Day By Day Notes for PBIS 189

Fall 2007

Day 1

Activity:     Go over syllabus.  Take roll.  Overview example: Kristin Gilbert trial.

Goals:         Review course objectives: collect data, summarize information, and make inferences.

I have divided this course into four "units".  Unit 1 (Days 2 through 10) is about summarizing one-dimensional data, that is a single list of data.  Unit 2 (Days 11 through 19) is about summarizing two-dimensional data, that is data that come in two lists.  Unit 3 (Days 20 through 30) is about sampling.  Unit 4 (Days 31 through 42) is about statistical inference.  Throughout the course, we will also focus on the abuses people often make of statistics and statistical methods.  Sometimes these abuses are unintentional.  My hope is that at the end of the course, you will have an appreciation for the "tricks" that people use to lie to you using numbers.

I use the Gilbert trial example because it demonstrates all three of the course's main ideas in action.  The charts we see are examples of how to organize and summarize information that may be complicated by several variables or dimensions (Units 1 and 2).  The argument about whether we would see results such as this one if there really were no relationship between the variables is an example of the probability we will study in Unit 3.  And the trial strategy itself is what statistical inference is all about (Unit 3).  Many of you will encounter inference when you read professional journals in your field and the researchers use statistics to support their conclusions of improved treatments or to estimate a particular proportion or average.
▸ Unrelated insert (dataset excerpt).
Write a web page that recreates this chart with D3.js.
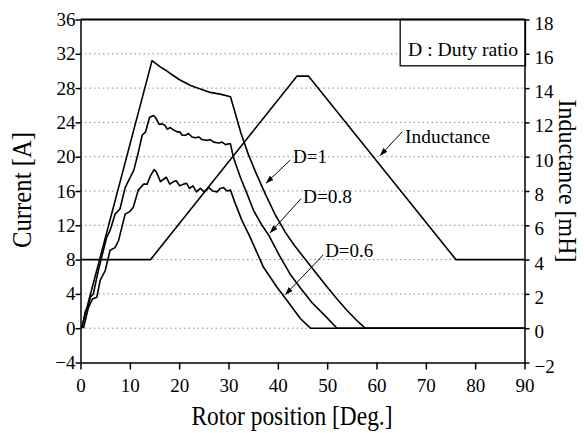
<!DOCTYPE html>
<html>
<head>
<meta charset="utf-8">
<script src="https://cdn.jsdelivr.net/npm/d3@7"></script>
<style>
      body { margin: 0; background: #fff; }
      svg { display: block; }
      text { font-family: "Liberation Serif", "Times New Roman", serif; }
</style>
</head>
<body>
<script>
// current curves, [rotor position deg, current A]
const dutyOne = [
      [0.2, 0], [14.5, 31.2], [16.1, 30.5], [17.5, 30.0], [18.2, 29.7], [20, 29.0],
      [22.3, 28.3], [24.3, 27.9], [26.3, 27.5], [28.3, 27.3], [30.4, 27.0],
      [31.5, 24.8], [32.5, 22.8], [34, 20.3], [35.5, 18.2], [37.5, 15.6], [39.5, 13.2],
      [41.5, 11.2], [43.3, 9.7], [45.2, 8.3], [47.5, 6.6], [50, 4.8], [52, 3.4],
      [54, 2.1], [56, 0.9], [57.7, 0], [90, 0]
];
const dutyEight = [
      [0.3, 0], [1.0, 2.0], [1.5, 2.5], [2.0, 3.6], [2.6, 4.0], [3.6, 6.7], [4.3, 8.3],
      [5.3, 10.6], [6.0, 11.4], [7.0, 13.3], [8.0, 13.9], [9.05, 16.4], [10.0, 17.5],
      [10.8, 18.4], [11.8, 20.7], [12.5, 22.5], [13.2, 22.9], [14.0, 24.6], [14.8, 24.8],
      [15.3, 24.5], [15.9, 23.8], [16.7, 23.8], [17.2, 23.6], [17.6, 23.2], [18.2, 23.4],
      [18.9, 23.1], [19.6, 22.9], [20.1, 22.9], [20.6, 22.5], [21.3, 22.5], [21.9, 22.7],
      [22.6, 22.3], [23.3, 22.2], [24.0, 22.3], [24.6, 22.0], [25.7, 21.9], [26.3, 22.0],
      [27.0, 21.7], [28.0, 21.6], [28.7, 21.7], [29.4, 21.4], [30.0, 21.5], [30.4, 21.5],
      [31.0, 19.9], [32.4, 17.6], [33.75, 15.7], [35.1, 13.7], [36.8, 12.0], [38.2, 10.8],
      [40.3, 8.5], [42.5, 6.3], [44.7, 4.6], [46.9, 3.0], [49.5, 1.5], [52, 0], [90, 0]
];
const dutySix = [
      [0.6, 0], [1.6, 2.4], [2.4, 3.4], [3.3, 3.6], [4.0, 5.6], [5.0, 6.7], [6.0, 9.1],
      [7.0, 9.4], [7.7, 10.2], [9.05, 13.3], [10.0, 13.6], [10.7, 14.1], [11.7, 16.1],
      [12.8, 16.8], [13.5, 16.8], [14.2, 17.8], [14.9, 18.5], [15.4, 18.2], [16.2, 17.1],
      [16.9, 17.4], [17.4, 17.6], [18.1, 16.8], [18.9, 17.1], [19.4, 17.2], [20.1, 16.6],
      [20.9, 16.8], [21.5, 16.9], [22.1, 16.3], [22.8, 16.6], [23.5, 15.9], [24.3, 16.3],
      [25.1, 15.9], [26.0, 16.4], [26.8, 16.0], [27.7, 15.9], [28.3, 16.3], [29.0, 16.4],
      [29.7, 16.0], [30.4, 16.1], [31.4, 14.5], [32.7, 12.6], [34.4, 10.6], [35.7, 8.9],
      [37.1, 7.1], [39.8, 4.8], [41.9, 3.2], [44.6, 1.1], [46.6, 0], [90, 0]
];
// inductance profile, [deg, mH]
const inductance = [[0, 4], [14.2, 4], [43.9, 14.7], [46.2, 14.7], [76.1, 4], [90, 4]];

const xTicks = [0, 10, 20, 30, 40, 50, 60, 70, 80, 90];
const currentTicks = [-4, 0, 4, 8, 12, 16, 20, 24, 28, 32, 36];
const inductanceTicks = [-2, 0, 2, 4, 6, 8, 10, 12, 14, 16, 18];
const gridValues = [0, 4, 8, 12, 16, 20, 24, 28, 32];

// labels with arrows, positions in [deg, A]
const notes = [
      {text: "D=1", at: [43.1, 19.3], from: [42.5, 19.6], to: [37.6, 16.9], len: 34},
      {text: "D=0.8", at: [45.1, 14.6], from: [44.7, 15.1], to: [38.4, 11.1], len: 49},
      {text: "D=0.6", at: [49.6, 8.3], from: [49.2, 8.55], to: [41.5, 3.9], len: 48},
      {text: "Inductance", at: [65.8, 21.6], from: [65.2, 22.9], to: [60.7, 20.1], len: 85}
];

const width = 584;
const height = 433;
const margin = {top: 19.5, right: 59.5, bottom: 70.5, left: 80.5};

const xScale = d3.scaleLinear()
      .domain([0, 90])
      .range([margin.left, width - margin.right]);
const yLeft = d3.scaleLinear()
      .domain([-4, 36])
      .range([height - margin.bottom, margin.top]);
const yRight = d3.scaleLinear()
      .domain([-2, 18])
      .range([height - margin.bottom, margin.top]);

const svg = d3.select("body")
      .append("svg")
      .attr("width", width)
      .attr("height", height);

// dotted grid
svg.append("g")
      .selectAll("line")
      .data(gridValues)
      .enter()
      .append("line")
      .attr("x1", xScale(0))
      .attr("x2", xScale(90))
      .attr("y1", d => yLeft(d))
      .attr("y2", d => yLeft(d))
      .attr("stroke", "#8a8a8a")
      .attr("stroke-width", 1)
      .attr("stroke-dasharray", "1.5,3");

// legend box
svg.append("rect")
      .attr("x", xScale(64.8))
      .attr("y", yLeft(36))
      .attr("width", xScale(90) - xScale(64.8) + 1)
      .attr("height", yLeft(30.6) - yLeft(36))
      .attr("fill", "#fff")
      .attr("stroke", "#000")
      .attr("stroke-width", 1.3);
svg.append("text")
      .attr("x", xScale(66.4))
      .attr("y", yLeft(31.8))
      .attr("font-size", 18)
      .attr("textLength", 110)
      .attr("lengthAdjust", "spacingAndGlyphs")
      .text("D : Duty ratio");

// axes
function minorAxis(axis, values, size) {
      return axis.tickValues(values).tickSize(size).tickSizeOuter(0).tickFormat("");
}

const bottom = svg.append("g")
      .attr("transform", `translate(0, ${yLeft(-4)})`);
bottom.call(minorAxis(d3.axisBottom(xScale), d3.range(5, 90, 10), 4));
bottom.call(d3.axisBottom(xScale).tickValues(xTicks).tickSize(7).tickSizeOuter(0).tickPadding(9));

const left = svg.append("g")
      .attr("transform", `translate(${xScale(0)}, 0)`);
left.call(minorAxis(d3.axisLeft(yLeft), d3.range(-2, 36, 4), 3));
left.call(d3.axisLeft(yLeft).tickValues(currentTicks).tickSize(5).tickSizeOuter(0).tickPadding(0));

const right = svg.append("g")
      .attr("transform", `translate(${xScale(90)}, 0)`);
right.call(minorAxis(d3.axisRight(yRight), d3.range(-1, 18, 2), 3));
right.call(d3.axisRight(yRight).tickValues(inductanceTicks).tickSize(5).tickSizeOuter(0).tickPadding(5));

svg.selectAll(".domain, .tick line")
      .attr("stroke", "#000")
      .attr("stroke-width", 1.5);
svg.selectAll("g").attr("font-family", null);
svg.selectAll(".tick text")
      .style("font-family", "'Liberation Serif', 'Times New Roman', serif")
      .style("font-size", "19px")
      .attr("fill", "#000");
right.selectAll(".tick text").attr("dy", "0.5em");

// top frame
svg.append("line")
      .attr("x1", xScale(0))
      .attr("x2", xScale(90))
      .attr("y1", yLeft(36))
      .attr("y2", yLeft(36))
      .attr("stroke", "#000")
      .attr("stroke-width", 2);

// curves
const currentLine = d3.line()
      .x(d => xScale(d[0]))
      .y(d => yLeft(d[1]));
const inductanceLine = d3.line()
      .x(d => xScale(d[0]))
      .y(d => yRight(d[1]));

[dutyOne, dutyEight, dutySix].forEach(series => {
      svg.append("path")
            .datum(series)
            .attr("fill", "none")
            .attr("stroke", "#000")
            .attr("stroke-width", 1.6)
            .attr("stroke-linejoin", "round")
            .attr("d", currentLine);
});
svg.append("path")
      .datum(inductance)
      .attr("fill", "none")
      .attr("stroke", "#000")
      .attr("stroke-width", 1.6)
      .attr("d", inductanceLine);

// arrows and labels
svg.append("defs")
      .append("marker")
      .attr("id", "head")
      .attr("viewBox", "0 0 10 10")
      .attr("refX", 10)
      .attr("refY", 5)
      .attr("markerWidth", 8)
      .attr("markerHeight", 8)
      .attr("markerUnits", "userSpaceOnUse")
      .attr("orient", "auto")
      .append("path")
      .attr("d", "M0,1.5L10,5L0,8.5Z")
      .attr("fill", "#000");

svg.append("g")
      .selectAll("line")
      .data(notes)
      .enter()
      .append("line")
      .attr("x1", d => xScale(d.from[0]))
      .attr("y1", d => yLeft(d.from[1]))
      .attr("x2", d => xScale(d.to[0]))
      .attr("y2", d => yLeft(d.to[1]))
      .attr("stroke", "#000")
      .attr("stroke-width", 1)
      .attr("marker-end", "url(#head)");

svg.append("g")
      .selectAll("text")
      .data(notes)
      .enter()
      .append("text")
      .attr("x", d => xScale(d.at[0]))
      .attr("y", d => yLeft(d.at[1]))
      .attr("font-size", 18)
      .attr("textLength", d => d.len)
      .attr("lengthAdjust", "spacingAndGlyphs")
      .text(d => d.text);

// axis titles
svg.append("text")
      .attr("x", 292)
      .attr("y", 425)
      .attr("text-anchor", "middle")
      .attr("font-size", 28)
      .attr("textLength", 201)
      .attr("lengthAdjust", "spacingAndGlyphs")
      .text("Rotor position [Deg.]");

svg.append("text")
      .attr("transform", "translate(31, 190) rotate(-90)")
      .attr("text-anchor", "middle")
      .attr("font-size", 28)
      .attr("textLength", 116)
      .attr("lengthAdjust", "spacingAndGlyphs")
      .text("Current [A]");

svg.append("text")
      .attr("transform", "translate(559, 181) rotate(90)")
      .attr("text-anchor", "middle")
      .attr("font-size", 26)
      .attr("textLength", 163)
      .attr("lengthAdjust", "spacingAndGlyphs")
      .text("Inductance [mH]");
</script>
</body>
</html>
Most if not all of you are taking this course as a general education requirement or a requirement for your major.  There is a reason you have been asked to take such a course: often in our modern world we encounter numerical or logical arguments.  Without proper skills to deal with these arguments, you will often be fooled by "data pushers", those with an agenda and who use slick methods to get you to believe their position.  You should be a skeptic when people use numbers in their persuasive arguments.  Too often, and sometimes unknowingly, such arguments are misleading.  The University believes that a successful college graduate has the ability to reason quantitatively.  Our hope is that your efforts in this course will prepare you appropriately.

I believe to be successful in this course, you must actually read the text (and these notes) carefully, and work problems.  The most important thing is to engage yourself in the material.  However, our class activities will often be unrelated to the homework you practice and/or turn in for the homework portion of your grade; instead they will be for understanding of the underlying principles.  For example, on Day 21 we will simulate Simple Random Sampling by taking 60 samples from each group in the class.  This is something you would never do in practice, but which I think will demonstrate several lessons for us.  In these notes, I will try to point out to you when we're doing something to gain understanding, and when we're doing something to gain skills.

Each semester, I am disappointed with the small number of students who come to me for help outside of class.  I suspect some of you are embarrassed to seek help, or you may feel I will think less of you for not "getting it" on your own.  Personally, I think that if you are struggling and cannot make sense of what we are doing, and don't seek help, you are cheating yourself out of your own education.  I am here to help you learn statistics.  Please ask questions when you have them; there is no such thing as a stupid question.  Often other students have the same questions but are also too shy to ask them in class.  If you are still reluctant to ask questions in class, come to my office hours or make an appointment.  Incidentally, when I first took statistics, I didn't understand it all on my own either, and I too didn't go to the instructor for help.  I also didn't get as high a grade as I could have!

I believe you get out of something what you put into it.  Very rarely will someone fail a class by attending every day, doing all the assignments, and working many practice problems; typically people fail by not applying themselves enough - either through missing classes, or by not allocating enough time for the material.  Obviously I cannot tell you how much time to spend each week on this class; you must all find the right balance for you and your life's priorities.  One last piece of advice: don't procrastinate.  I believe statistics is learned best by daily exposure.  Cramming for exams may get you a passing grade, but you are only cheating yourself out of understanding and learning.

Reading:    (The reading mentioned in these notes refers to what reading you should do for the next day's material.)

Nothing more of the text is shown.